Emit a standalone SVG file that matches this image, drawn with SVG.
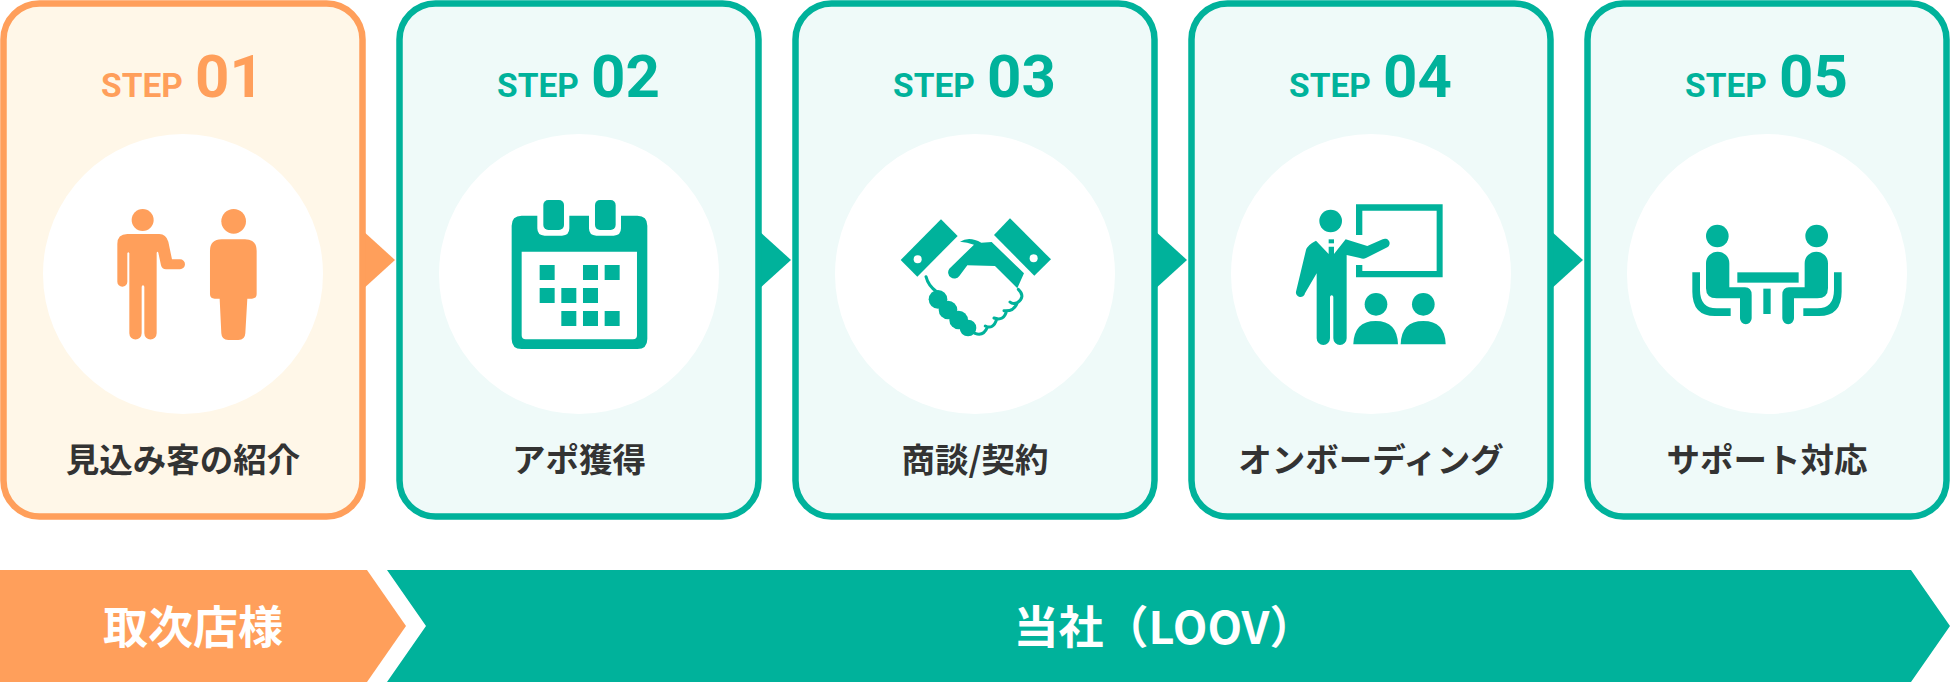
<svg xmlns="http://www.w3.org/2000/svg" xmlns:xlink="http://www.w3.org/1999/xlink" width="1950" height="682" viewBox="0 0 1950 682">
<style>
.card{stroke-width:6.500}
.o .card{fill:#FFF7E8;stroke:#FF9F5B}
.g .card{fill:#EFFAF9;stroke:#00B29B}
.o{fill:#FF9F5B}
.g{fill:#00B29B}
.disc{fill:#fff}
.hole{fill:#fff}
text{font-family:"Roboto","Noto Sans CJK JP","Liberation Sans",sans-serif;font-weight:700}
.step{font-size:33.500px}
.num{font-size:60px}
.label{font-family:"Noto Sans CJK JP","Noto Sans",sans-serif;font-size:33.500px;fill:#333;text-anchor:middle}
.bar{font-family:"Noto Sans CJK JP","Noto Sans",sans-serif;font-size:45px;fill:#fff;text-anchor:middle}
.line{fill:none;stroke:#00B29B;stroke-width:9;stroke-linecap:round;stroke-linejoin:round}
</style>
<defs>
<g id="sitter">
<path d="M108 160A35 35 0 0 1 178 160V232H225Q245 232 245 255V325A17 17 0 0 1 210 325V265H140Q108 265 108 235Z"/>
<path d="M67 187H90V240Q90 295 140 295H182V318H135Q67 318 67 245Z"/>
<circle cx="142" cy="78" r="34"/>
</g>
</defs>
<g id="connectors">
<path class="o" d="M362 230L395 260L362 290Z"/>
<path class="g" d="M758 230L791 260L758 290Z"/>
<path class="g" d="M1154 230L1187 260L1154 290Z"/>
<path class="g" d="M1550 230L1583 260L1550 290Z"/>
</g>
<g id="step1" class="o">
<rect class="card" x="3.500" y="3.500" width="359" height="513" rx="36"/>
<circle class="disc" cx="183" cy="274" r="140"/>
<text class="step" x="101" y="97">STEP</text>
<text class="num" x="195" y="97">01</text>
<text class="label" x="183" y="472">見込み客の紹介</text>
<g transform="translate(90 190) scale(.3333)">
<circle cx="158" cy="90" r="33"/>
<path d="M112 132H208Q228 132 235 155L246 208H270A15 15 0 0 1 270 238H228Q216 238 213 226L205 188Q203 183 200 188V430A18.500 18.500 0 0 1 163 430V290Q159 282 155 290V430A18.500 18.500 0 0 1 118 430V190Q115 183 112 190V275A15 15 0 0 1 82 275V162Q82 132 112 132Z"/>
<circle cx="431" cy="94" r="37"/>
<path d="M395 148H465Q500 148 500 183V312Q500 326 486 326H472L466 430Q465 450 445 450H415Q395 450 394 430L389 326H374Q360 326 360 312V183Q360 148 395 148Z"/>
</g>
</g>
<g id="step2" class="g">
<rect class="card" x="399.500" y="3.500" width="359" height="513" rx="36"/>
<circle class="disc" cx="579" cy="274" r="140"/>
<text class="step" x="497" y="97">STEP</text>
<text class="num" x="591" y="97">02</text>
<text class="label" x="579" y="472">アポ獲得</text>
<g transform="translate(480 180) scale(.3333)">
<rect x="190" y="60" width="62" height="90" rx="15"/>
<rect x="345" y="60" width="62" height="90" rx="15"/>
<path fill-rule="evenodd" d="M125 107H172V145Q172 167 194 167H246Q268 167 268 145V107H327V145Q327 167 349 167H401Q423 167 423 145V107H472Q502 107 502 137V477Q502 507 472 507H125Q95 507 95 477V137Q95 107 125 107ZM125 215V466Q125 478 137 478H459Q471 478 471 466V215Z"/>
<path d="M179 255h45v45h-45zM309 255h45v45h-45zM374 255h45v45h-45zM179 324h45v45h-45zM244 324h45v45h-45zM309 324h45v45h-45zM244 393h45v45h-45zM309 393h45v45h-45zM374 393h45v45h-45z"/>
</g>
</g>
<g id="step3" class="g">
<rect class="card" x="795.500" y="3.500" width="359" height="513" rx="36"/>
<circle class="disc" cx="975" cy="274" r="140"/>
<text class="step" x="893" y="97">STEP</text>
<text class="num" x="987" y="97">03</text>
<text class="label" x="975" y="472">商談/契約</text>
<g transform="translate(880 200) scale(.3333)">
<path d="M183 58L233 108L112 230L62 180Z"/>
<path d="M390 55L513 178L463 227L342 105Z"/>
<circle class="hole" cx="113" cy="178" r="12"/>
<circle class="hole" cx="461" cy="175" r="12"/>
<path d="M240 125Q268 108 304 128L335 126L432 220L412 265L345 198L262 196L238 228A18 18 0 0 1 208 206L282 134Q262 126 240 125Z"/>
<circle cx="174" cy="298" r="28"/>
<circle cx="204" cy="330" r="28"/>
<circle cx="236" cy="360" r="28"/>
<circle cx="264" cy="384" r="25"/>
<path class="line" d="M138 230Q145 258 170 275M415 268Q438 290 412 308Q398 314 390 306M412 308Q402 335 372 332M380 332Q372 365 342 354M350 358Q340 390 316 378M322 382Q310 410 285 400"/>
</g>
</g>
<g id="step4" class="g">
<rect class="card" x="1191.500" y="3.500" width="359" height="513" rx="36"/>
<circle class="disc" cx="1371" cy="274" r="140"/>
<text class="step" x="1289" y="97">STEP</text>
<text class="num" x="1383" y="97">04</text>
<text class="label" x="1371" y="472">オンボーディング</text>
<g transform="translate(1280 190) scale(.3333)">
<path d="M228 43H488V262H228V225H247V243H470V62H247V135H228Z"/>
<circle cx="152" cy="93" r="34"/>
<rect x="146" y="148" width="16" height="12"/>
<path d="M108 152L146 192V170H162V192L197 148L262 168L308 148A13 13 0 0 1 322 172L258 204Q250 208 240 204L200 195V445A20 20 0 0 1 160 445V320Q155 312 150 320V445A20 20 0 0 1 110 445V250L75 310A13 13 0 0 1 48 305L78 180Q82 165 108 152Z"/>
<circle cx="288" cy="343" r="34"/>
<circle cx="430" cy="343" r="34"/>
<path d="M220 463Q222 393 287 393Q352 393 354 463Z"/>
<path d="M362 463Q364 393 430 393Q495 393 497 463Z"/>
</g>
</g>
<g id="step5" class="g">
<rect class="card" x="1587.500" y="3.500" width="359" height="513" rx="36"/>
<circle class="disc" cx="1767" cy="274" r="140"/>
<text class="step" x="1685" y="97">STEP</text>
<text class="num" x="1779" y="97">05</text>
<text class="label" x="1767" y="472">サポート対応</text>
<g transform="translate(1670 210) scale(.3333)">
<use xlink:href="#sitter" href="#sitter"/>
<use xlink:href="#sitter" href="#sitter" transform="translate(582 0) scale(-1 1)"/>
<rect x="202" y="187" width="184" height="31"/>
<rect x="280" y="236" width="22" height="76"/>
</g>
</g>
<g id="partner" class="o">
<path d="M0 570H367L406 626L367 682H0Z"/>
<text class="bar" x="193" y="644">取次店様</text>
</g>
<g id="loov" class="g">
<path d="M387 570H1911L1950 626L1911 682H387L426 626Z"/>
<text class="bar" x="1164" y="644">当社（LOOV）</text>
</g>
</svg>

DO THIS
The material above holds pictures; copy everything else in it exactly.

EXERCISE OUTPUT
Emit a standalone SVG file that matches this image, drawn with SVG.
<svg xmlns="http://www.w3.org/2000/svg" xmlns:xlink="http://www.w3.org/1999/xlink" width="1950" height="682" viewBox="0 0 1950 682">
<style>
.card{stroke-width:6.500}
.o .card{fill:#FFF7E8;stroke:#FF9F5B}
.g .card{fill:#EFFAF9;stroke:#00B29B}
.o{fill:#FF9F5B}
.g{fill:#00B29B}
.disc{fill:#fff}
.hole{fill:#fff}
text{font-family:"Roboto","Noto Sans CJK JP","Liberation Sans",sans-serif;font-weight:700}
.step{font-size:33.500px}
.num{font-size:60px}
.label{font-family:"Noto Sans CJK JP","Noto Sans",sans-serif;font-size:33.500px;fill:#333;text-anchor:middle}
.bar{font-family:"Noto Sans CJK JP","Noto Sans",sans-serif;font-size:45px;fill:#fff;text-anchor:middle}
.line{fill:none;stroke:#00B29B;stroke-width:9;stroke-linecap:round;stroke-linejoin:round}
</style>
<defs>
<g id="sitter">
<path d="M108 160A35 35 0 0 1 178 160V232H225Q245 232 245 255V325A17 17 0 0 1 210 325V265H140Q108 265 108 235Z"/>
<path d="M67 187H90V240Q90 295 140 295H182V318H135Q67 318 67 245Z"/>
<circle cx="142" cy="78" r="34"/>
</g>
</defs>
<g id="connectors">
<path class="o" d="M362 230L395 260L362 290Z"/>
<path class="g" d="M758 230L791 260L758 290Z"/>
<path class="g" d="M1154 230L1187 260L1154 290Z"/>
<path class="g" d="M1550 230L1583 260L1550 290Z"/>
</g>
<g id="step1" class="o">
<rect class="card" x="3.500" y="3.500" width="359" height="513" rx="36"/>
<circle class="disc" cx="183" cy="274" r="140"/>
<text class="step" x="101" y="97">STEP</text>
<text class="num" x="195" y="97">01</text>
<text class="label" x="183" y="472">見込み客の紹介</text>
<g transform="translate(90 190) scale(.3333)">
<circle cx="158" cy="90" r="33"/>
<path d="M112 132H208Q228 132 235 155L246 208H270A15 15 0 0 1 270 238H228Q216 238 213 226L205 188Q203 183 200 188V430A18.500 18.500 0 0 1 163 430V290Q159 282 155 290V430A18.500 18.500 0 0 1 118 430V190Q115 183 112 190V275A15 15 0 0 1 82 275V162Q82 132 112 132Z"/>
<circle cx="431" cy="94" r="37"/>
<path d="M395 148H465Q500 148 500 183V312Q500 326 486 326H472L466 430Q465 450 445 450H415Q395 450 394 430L389 326H374Q360 326 360 312V183Q360 148 395 148Z"/>
</g>
</g>
<g id="step2" class="g">
<rect class="card" x="399.500" y="3.500" width="359" height="513" rx="36"/>
<circle class="disc" cx="579" cy="274" r="140"/>
<text class="step" x="497" y="97">STEP</text>
<text class="num" x="591" y="97">02</text>
<text class="label" x="579" y="472">アポ獲得</text>
<g transform="translate(480 180) scale(.3333)">
<rect x="190" y="60" width="62" height="90" rx="15"/>
<rect x="345" y="60" width="62" height="90" rx="15"/>
<path fill-rule="evenodd" d="M125 107H172V145Q172 167 194 167H246Q268 167 268 145V107H327V145Q327 167 349 167H401Q423 167 423 145V107H472Q502 107 502 137V477Q502 507 472 507H125Q95 507 95 477V137Q95 107 125 107ZM125 215V466Q125 478 137 478H459Q471 478 471 466V215Z"/>
<path d="M179 255h45v45h-45zM309 255h45v45h-45zM374 255h45v45h-45zM179 324h45v45h-45zM244 324h45v45h-45zM309 324h45v45h-45zM244 393h45v45h-45zM309 393h45v45h-45zM374 393h45v45h-45z"/>
</g>
</g>
<g id="step3" class="g">
<rect class="card" x="795.500" y="3.500" width="359" height="513" rx="36"/>
<circle class="disc" cx="975" cy="274" r="140"/>
<text class="step" x="893" y="97">STEP</text>
<text class="num" x="987" y="97">03</text>
<text class="label" x="975" y="472">商談/契約</text>
<g transform="translate(880 200) scale(.3333)">
<path d="M183 58L233 108L112 230L62 180Z"/>
<path d="M390 55L513 178L463 227L342 105Z"/>
<circle class="hole" cx="113" cy="178" r="12"/>
<circle class="hole" cx="461" cy="175" r="12"/>
<path d="M240 125Q268 108 304 128L335 126L432 220L412 265L345 198L262 196L238 228A18 18 0 0 1 208 206L282 134Q262 126 240 125Z"/>
<circle cx="174" cy="298" r="28"/>
<circle cx="204" cy="330" r="28"/>
<circle cx="236" cy="360" r="28"/>
<circle cx="264" cy="384" r="25"/>
<path class="line" d="M138 230Q145 258 170 275M415 268Q438 290 412 308Q398 314 390 306M412 308Q402 335 372 332M380 332Q372 365 342 354M350 358Q340 390 316 378M322 382Q310 410 285 400"/>
</g>
</g>
<g id="step4" class="g">
<rect class="card" x="1191.500" y="3.500" width="359" height="513" rx="36"/>
<circle class="disc" cx="1371" cy="274" r="140"/>
<text class="step" x="1289" y="97">STEP</text>
<text class="num" x="1383" y="97">04</text>
<text class="label" x="1371" y="472">オンボーディング</text>
<g transform="translate(1280 190) scale(.3333)">
<path d="M228 43H488V262H228V225H247V243H470V62H247V135H228Z"/>
<circle cx="152" cy="93" r="34"/>
<rect x="146" y="148" width="16" height="12"/>
<path d="M108 152L146 192V170H162V192L197 148L262 168L308 148A13 13 0 0 1 322 172L258 204Q250 208 240 204L200 195V445A20 20 0 0 1 160 445V320Q155 312 150 320V445A20 20 0 0 1 110 445V250L75 310A13 13 0 0 1 48 305L78 180Q82 165 108 152Z"/>
<circle cx="288" cy="343" r="34"/>
<circle cx="430" cy="343" r="34"/>
<path d="M220 463Q222 393 287 393Q352 393 354 463Z"/>
<path d="M362 463Q364 393 430 393Q495 393 497 463Z"/>
</g>
</g>
<g id="step5" class="g">
<rect class="card" x="1587.500" y="3.500" width="359" height="513" rx="36"/>
<circle class="disc" cx="1767" cy="274" r="140"/>
<text class="step" x="1685" y="97">STEP</text>
<text class="num" x="1779" y="97">05</text>
<text class="label" x="1767" y="472">サポート対応</text>
<g transform="translate(1670 210) scale(.3333)">
<use xlink:href="#sitter" href="#sitter"/>
<use xlink:href="#sitter" href="#sitter" transform="translate(582 0) scale(-1 1)"/>
<rect x="202" y="187" width="184" height="31"/>
<rect x="280" y="236" width="22" height="76"/>
</g>
</g>
<g id="partner" class="o">
<path d="M0 570H367L406 626L367 682H0Z"/>
<text class="bar" x="193" y="644">取次店様</text>
</g>
<g id="loov" class="g">
<path d="M387 570H1911L1950 626L1911 682H387L426 626Z"/>
<text class="bar" x="1164" y="644">当社（LOOV）</text>
</g>
</svg>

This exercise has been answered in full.